Я не только плакал, я ревел по-звериному, разбегался и бился головой о стену. Мысль о том, что я больше никогда-никогда в жизни не увижу Сашу, убивала меня, жизнь теперь казалась мне одной непрерывной мукой. Я продолжал биться головой о стену, хотя бабушка и пыталась подкладывать между стеной и головой подушку.

Дело закончилось тем, что в комнату заглянула Рива, обеспокоенная ударами в ее стенку. Увидев происходящее, она раскрыла рот от удивления, а потом громко и презрительно произнесла:

Что ни день, то «новости дня»!

Через несколько дней тоска по Саше прошла. Конечно, я думал о ней, засыпая вечером в постели, грезы о ней были одна сладостнее другой.

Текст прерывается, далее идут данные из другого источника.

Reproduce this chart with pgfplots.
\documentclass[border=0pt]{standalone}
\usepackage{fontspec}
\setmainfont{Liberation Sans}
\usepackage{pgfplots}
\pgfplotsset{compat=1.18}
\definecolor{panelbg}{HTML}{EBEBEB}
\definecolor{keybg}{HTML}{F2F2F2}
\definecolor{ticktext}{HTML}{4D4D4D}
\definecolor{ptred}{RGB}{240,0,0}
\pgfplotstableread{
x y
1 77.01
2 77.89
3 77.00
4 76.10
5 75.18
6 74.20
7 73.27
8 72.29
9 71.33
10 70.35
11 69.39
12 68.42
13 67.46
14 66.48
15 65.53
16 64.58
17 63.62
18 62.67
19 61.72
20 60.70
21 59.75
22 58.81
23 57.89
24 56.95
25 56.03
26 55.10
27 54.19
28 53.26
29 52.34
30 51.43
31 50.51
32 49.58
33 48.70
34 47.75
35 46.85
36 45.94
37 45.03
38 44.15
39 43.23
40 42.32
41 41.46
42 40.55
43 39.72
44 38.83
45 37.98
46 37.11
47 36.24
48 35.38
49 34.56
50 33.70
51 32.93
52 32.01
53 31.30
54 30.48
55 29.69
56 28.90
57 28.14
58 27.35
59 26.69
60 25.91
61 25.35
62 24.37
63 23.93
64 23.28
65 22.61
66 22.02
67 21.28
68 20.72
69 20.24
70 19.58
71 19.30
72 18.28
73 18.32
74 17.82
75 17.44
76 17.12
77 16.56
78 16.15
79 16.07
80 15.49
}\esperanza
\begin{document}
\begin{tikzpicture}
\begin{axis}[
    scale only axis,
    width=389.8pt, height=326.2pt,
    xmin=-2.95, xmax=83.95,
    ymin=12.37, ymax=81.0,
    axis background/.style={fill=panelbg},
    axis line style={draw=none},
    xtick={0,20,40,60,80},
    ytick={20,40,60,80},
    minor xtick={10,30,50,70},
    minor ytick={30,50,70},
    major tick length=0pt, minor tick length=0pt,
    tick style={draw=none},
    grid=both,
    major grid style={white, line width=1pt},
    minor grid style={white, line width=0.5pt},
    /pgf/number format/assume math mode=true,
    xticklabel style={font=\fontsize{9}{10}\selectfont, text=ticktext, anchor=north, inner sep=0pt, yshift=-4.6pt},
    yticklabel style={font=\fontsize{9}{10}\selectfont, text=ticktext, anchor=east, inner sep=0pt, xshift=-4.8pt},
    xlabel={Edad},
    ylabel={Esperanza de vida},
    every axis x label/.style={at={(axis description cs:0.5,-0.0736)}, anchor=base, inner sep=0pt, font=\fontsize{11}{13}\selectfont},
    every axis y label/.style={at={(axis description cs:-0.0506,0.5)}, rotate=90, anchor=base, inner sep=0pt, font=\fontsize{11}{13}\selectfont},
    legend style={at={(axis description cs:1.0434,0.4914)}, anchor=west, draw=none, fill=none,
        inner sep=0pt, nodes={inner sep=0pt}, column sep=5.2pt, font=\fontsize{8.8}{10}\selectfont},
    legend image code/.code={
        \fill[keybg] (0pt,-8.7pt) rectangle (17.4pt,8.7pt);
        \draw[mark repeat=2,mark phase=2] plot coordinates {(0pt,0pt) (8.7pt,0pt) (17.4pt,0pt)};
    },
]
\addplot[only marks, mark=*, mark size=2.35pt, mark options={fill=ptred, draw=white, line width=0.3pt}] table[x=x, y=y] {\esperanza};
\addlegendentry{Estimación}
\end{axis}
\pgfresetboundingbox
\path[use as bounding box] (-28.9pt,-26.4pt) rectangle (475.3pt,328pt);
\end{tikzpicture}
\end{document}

Даже сейчас я иногда вспоминаю ее, и жалость, жалость о возможно утерянном счастье терзает меня …

Летний отдых в Сухуми

Я уже рассказывал про моего деда с отцовской стороны — Дмитрия Иосифивича Гулиа и мою бабушку Елену Андреевну. Они жили в Абхазии в городе Сухуми. Дом деда был в самом центре города на улице Берия, возле дома Правительства. В этом доме жила еще моя тетя — сестра отца — Татьяна Дмитриевна (Татуся) и ее сын Дима (чуть младше меня возрастом). В детстве в этом же доме жили мой отец Владимир Дмитриевич и дядя Георгий Дмитриевич, пока не уехали учиться в Тбилиси в Закавказский институт путей сообщения. Туда же поступила учиться моя мама. В этом институте познакомились мои отец и мать, которые, будучи еще студентами, поженились. Жить стали в нашей квартире, о которой я уже рассказывал.

Дядя, окончив ВУЗ, вернулся в Абхазию, очень быстро стал Наркомом (министром) культуры Абхазии. Наркомов на войну не брали, и чаша сия его минула. Могла бы миновать она и отца. Его, еще молодого и талантливого инженера, приглашали возглавить строительство стратегического моста через реку Или в Средней Азии. Он загорелся этой перспективной работой, но мама отказалась ехать в «глушь», и отец с сожалением остался. Между прочим, эта работа давала и бронь от армии — объект был стратегическим, но маму не убедило и это. А вскоре, в начале 1940 года отца взяли в армию и направили во Львов, который только что «освободили» и присоединили к СССР наши войска.